Screen saver ... the leap from blog
to blook has never been easier.
Photograph: David Sillitoe The blog is not a new thing. For years, a host of angsty teenagers, procrastinating students and bored office workers have been chronicling their daily lives and publishing them on the world wide web for all to see and judge, writes Claire Hack.
They're free, they're readily available and they're everywhere. One would assume, then, that these pages weren't meant for the world of great literature. But various publishers disagree. With a growing trend for blogs-turned-books, or "blooks" as they are now known, it seems blogging could kick-start your writing career. There's even a prize for it (the "Blooker") and if you've got a blog and you can get it published, you're in with a chance of winning.

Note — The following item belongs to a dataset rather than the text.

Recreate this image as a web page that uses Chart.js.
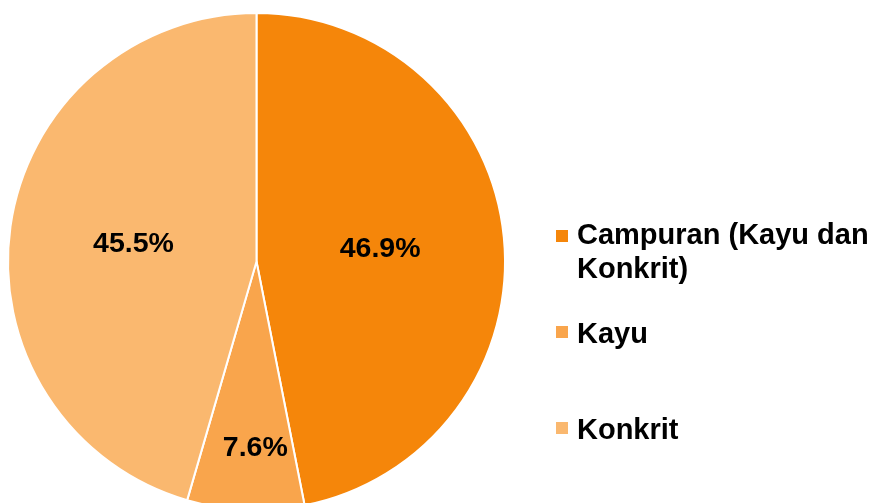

But the ones that get published are presumably a far cry from the traditional adolescent fare. They probably don't refer to things the authors dislike as "teh sux0rz" and in all likelihood, they are heavily edited before they hit the shelves of the local Waterstone's.
I wonder, however, whether this doesn't defeat the purpose of keeping a blog. Surely the idea is that these online diaries grow and unfold, changing as the writer changes, theoretically for a lifetime? They're unguarded and unedited, sometimes self-indulgent and often brutally honest. The self-consciousness induced by the prospect of being published seems rather to contradict the whole ethos of the blog - laying oneself bare for the whole world to see and devil take the hindmost.
That, at least, has always been the philosophy I've applied to my own blogging. And as compared to say Julie Powell, who won the Blooker for non-fiction and confessed that a week before she started, she didn't even know what a blog was, I consider myself somewhat of a veteran. I signed up to Livejournal way back in 2002, in the days when you needed a special code in order to join and began my life in the blogosphere as one of those angsty teenagers. A couple of years later, I'd signed up to Blurty, at first (rather embarrassingly) to publish online quiz results and later as a place to put my growing backlog of poetry.
Who is the true blogger, therefore? And where does the line fall between blog and blook? Perhaps in future we can expect to see an amalgamation of the two - "Collected Blogs", rather than "Collected Diaries". Samuel Pepys, make way for belladonnatook.